Defender a democracia. Defender o respeito às regras do jogo. Parece o óbvio, mas para muitos não passa de jogo de palavras, e as regras do jogo só são respeitadas quando são favoráveis. Quando não são, ainda assim o discurso democrático é dado com todo o cinismo por quem quebra as regras.
Por isso, o mínimo que se pode pedir de alguém que proponha algo diferente das regras postas é que dê uma boa justificativa, em que a preservação da democracia se ponha como norte.
É o caso agora, quando, profundamente abalado o Governo Temer pelo último escândalo, ele perde qualquer possibilidade de ainda se sustentar.
Nesse caso, a alternativa constitucional é a eleição pelo Congresso de um presidente que cumpra um mandato-tampão até o final de 2018. Se a Constituição prevê isso, se esta é a regra do jogo, por que defender Diretas já?
A resposta é simples: a regra do jogo foi quebrada há um ano, quando foi praticado o golpe que retirou do governo a presidente legitimamente eleita.
E, como se viu ao longo desse ano, o golpe não foi só uma vingança de quem perdeu nas urnas, mas um instrumento para implementar um programa que essas mesmas urnas rejeitaram.
Não se esqueça que o mesmo Congresso que praticou o golpe e que agora vota as mais radicais medidas antipopulares da nossa história elegeria esse presidente de ano e meio, talvez com tempo de terminar de fazer o trabalho sujo.
Não se esqueça também que foi o Congresso eleito com doações de campanha em valores nunca antes vistos, em grande medida com caixa 2, feitas por grandes corporações diretamente interessadas no resultado das reformas pretendidas.

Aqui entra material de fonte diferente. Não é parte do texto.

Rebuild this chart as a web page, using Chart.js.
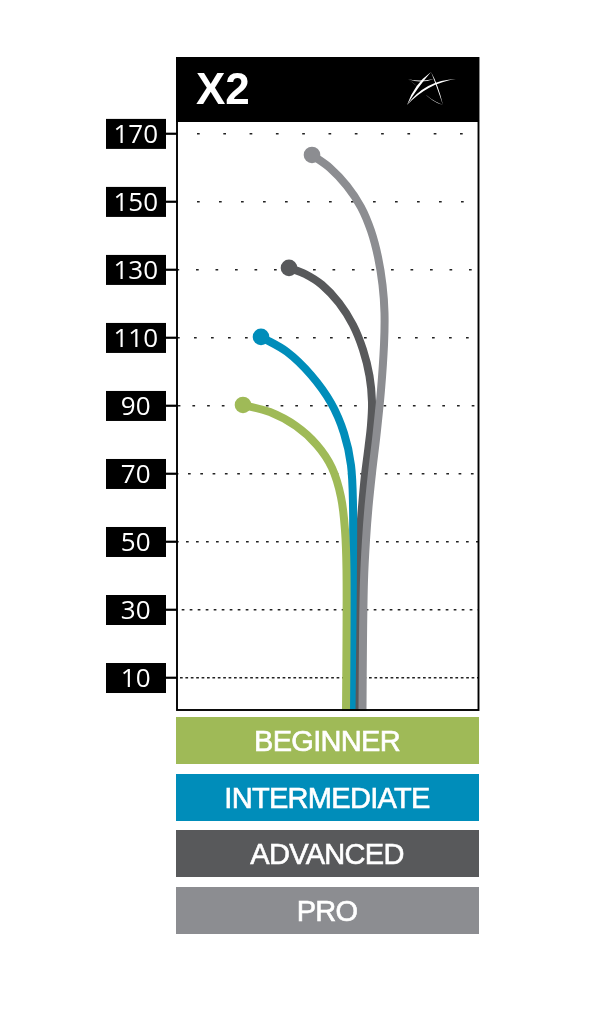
<!DOCTYPE html>
<html>
<head>
<meta charset="utf-8">
<title>X2</title>
<script src="https://cdn.jsdelivr.net/npm/chart.js@4"></script>
<style>
  html, body { margin: 0; padding: 0; background: #fff; }
  canvas { display: block; }
</style>
</head>
<body>
<canvas id="grafico" width="606" height="1024"></canvas>
<script>
const titulo = "X2";
const etiquetas = ["BEGINNER", "INTERMEDIATE", "ADVANCED", "PRO"];
const colores = ["#9fba57", "#008dba", "#58595b", "#8c8d91"];
const marcasY = [10, 30, 50, 70, 90, 110, 130, 150, 170];
// periodo y primer punto de cada linea de la grilla, de 10 a 170
const periodos = [5.4, 8, 10, 12.3, 14.7, 17, 19.5, 22, 26.3];
const inicios = [3, 4.7, 9, 11, 15.4, 17, 19, 20, 20];

// x = desvio lateral, y = distancia
const beginnerX = [66, 93, 119, 140, 155, 164, 168, 169.5, 169.5, 169];
const beginnerY = [90.3, 88.2, 84.1, 78.5, 71.8, 63.2, 53.5, 41.8, 21.2, 0.3];
const intermediateX = [84, 110, 134, 154, 167, 174, 176, 176, 175.5, 174.5];
const intermediateY = [110.3, 105.9, 99.1, 90.9, 82, 72.6, 60.9, 44.7, 27.1, 0.3];
const advancedX = [112, 128, 145, 162, 176, 186, 192.5, 195, 194, 191.5, 188, 185, 182.5, 181, 180, 179.5];
const advancedY = [130.6, 128.8, 125.6, 120.3, 113.8, 106.5, 98.8, 91.2, 84.4, 77.9, 69.7, 60.3, 50.6, 38.8, 21.2, 0.3];
const proX = [135, 153, 170, 184, 194, 201, 205.5, 207.5, 207, 204, 199.5, 195, 191.5, 189, 187, 186, 185.5];
const proY = [163.8, 160, 154.7, 148.5, 141.5, 133.8, 125.6, 117.4, 108, 94.7, 81.5, 70.3, 60.3, 50.6, 38.8, 21.2, 0.3];

const ejesX = [beginnerX, intermediateX, advancedX, proX];
const ejesY = [beginnerY, intermediateY, advancedY, proY];

// trazo del logo, mas grueso en el medio
function media(ctx, x0, y0, cx, cy, x1, y1, g) {
  ctx.beginPath();
  ctx.moveTo(x0, y0);
  ctx.quadraticCurveTo(cx, cy, x1, y1);
  ctx.quadraticCurveTo(cx + g, cy + g, x0, y0);
  ctx.fill();
}

const decoracion = {
  id: "decoracion",
  beforeDraw(chart) {
    const { ctx, chartArea: a, scales: { y } } = chart;
    ctx.save();
    // cajas negras de las marcas
    ctx.fillStyle = "#000";
    marcasY.forEach(v => {
      ctx.fillRect(a.left - 71, y.getPixelForValue(v) - 15, 60, 30);
    });
    ctx.restore();
  },
  afterDraw(chart) {
    const { ctx, chartArea: a } = chart;
    ctx.save();
    // marco
    ctx.strokeStyle = "#000";
    ctx.lineWidth = 1.9;
    ctx.strokeRect(a.left, 58, a.right - a.left - 0.5, a.bottom - 59);

    // cabecera
    ctx.fillStyle = "#000";
    ctx.fillRect(a.left - 1, 57, a.right - a.left + 1, 65);
    ctx.fillStyle = "#fff";
    ctx.font = "bold 44px 'Liberation Sans'";
    ctx.textAlign = "left";
    ctx.textBaseline = "alphabetic";
    ctx.fillText(titulo, 196, 104);

    // logo
    media(ctx, 407, 105, 414, 84, 431, 72, 3.5);
    media(ctx, 431, 72, 438, 84, 443, 105, -3.5);
    media(ctx, 443, 105, 430, 100, 421, 90, 3);
    media(ctx, 421, 90, 415, 84, 408, 79, 3);
    media(ctx, 408, 79, 420, 84, 434, 79, -2);
    media(ctx, 407, 105, 425, 80, 456, 79, 3);

    // leyenda
    const tops = [717, 774, 830, 887];
    ctx.textAlign = "center";
    ctx.textBaseline = "middle";
    ctx.font = "29px 'Liberation Sans'";
    ctx.letterSpacing = "-0.7px";
    ctx.lineWidth = 0.6;
    ctx.strokeStyle = "#fff";
    etiquetas.forEach((txt, i) => {
      ctx.fillStyle = colores[i];
      ctx.fillRect(a.left - 1, tops[i], a.right - a.left + 1, 47);
      ctx.fillStyle = "#fff";
      ctx.fillText(txt, (a.left + a.right) / 2 - 1, tops[i] + 25.5);
      ctx.strokeText(txt, (a.left + a.right) / 2 - 1, tops[i] + 25.5);
    });
    ctx.restore();
  }
};

// orden de pintado: oscuro, gris, azul, verde
const datasets = etiquetas.map((label, i) => ({
  label,
  data: ejesX[i].map((x, j) => ({ x, y: ejesY[i][j] })),
  borderColor: colores[i],
  backgroundColor: colores[i],
  borderWidth: 8,
  tension: 0.33,
  showLine: true,
  pointRadius: ctx => ctx.dataIndex === 0 ? 8.3 : 0,
  pointBorderWidth: 0,
  pointHoverRadius: 0,
  order: [0, 1, 3, 2][i]
}));

new Chart(document.getElementById("grafico"), {
  type: "scatter",
  data: { datasets },
  options: {
    responsive: false,
    animation: false,
    layout: { padding: { left: 106, right: 127, top: 122, bottom: 313 } },
    plugins: { legend: { display: false }, tooltip: { enabled: false }, title: { display: false } },
    scales: {
      x: { type: "linear", min: 0, max: 302, display: false },
      y: {
        type: "linear",
        min: 0.3,
        max: 173.5,
        afterBuildTicks: scale => { scale.ticks = marcasY.map(value => ({ value })); },
        afterFit: scale => { scale.width = 71; },
        ticks: {
          color: "#fff",
          font: { family: "'Open Sans'", size: 26 },
          crossAlign: "center",
          padding: 8,
          labelOffset: 1.5,
          autoSkip: false,
          callback: v => String(v)
        },
        grid: {
          color: "#222",
          lineWidth: 1.5,
          tickColor: "#000",
          tickLength: 11,
          tickWidth: 2.2
        },
        border: {
          display: false,
          dash: ctx => [2.7, periodos[ctx.index] - 2.7],
          dashOffset: ctx => -inicios[ctx.index]
        }
      }
    }
  },
  plugins: [decoracion]
});
</script>
</body>
</html>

Não se esqueça ainda que uma parcela muito significativa desse Congresso vem sendo beneficiada nos últimos dias por uma enxurrada de muitos milhões em dinheiro público, via emendas parlamentares, perdão de dívidas ou outras bondades mais.
Tudo isso para aprovarem medidas rejeitadas pela maioria esmagadora dos brasileiros, solenemente ignorados nessas reformas a toque de caixa. Em condições de normalidade democrática, decisões congressuais que contrariassem os interesses da maior parte da população poderiam ser consideradas parte do jogo. Nas atuais condições, não são.
Além disso, os presidentes das duas Casas, primeiros na ordem sucessória da interinidade pré-eleitoral indireta, estão também envolvidos em denúncias de corrupção, fato que retira sua própria legitimidade.
Hoje há uma insuperável crise de legitimidade, e a solução constitucional da eleição indireta somente estenderia por um ano e meio mais esse quadro.
A Constituição foi ferida de morte com um golpe sem causa. O poder está podre. As eleições indiretas seriam, nessas condições, uma solução na melhor das hipóteses anódina, que nos deixaria suspensos num vácuo de legitimidade; na pior das hipóteses, representariam o aprofundamento do golpe.
Por isso, e porque as regras do jogo foram quebradas antes, cabem agora Diretas já.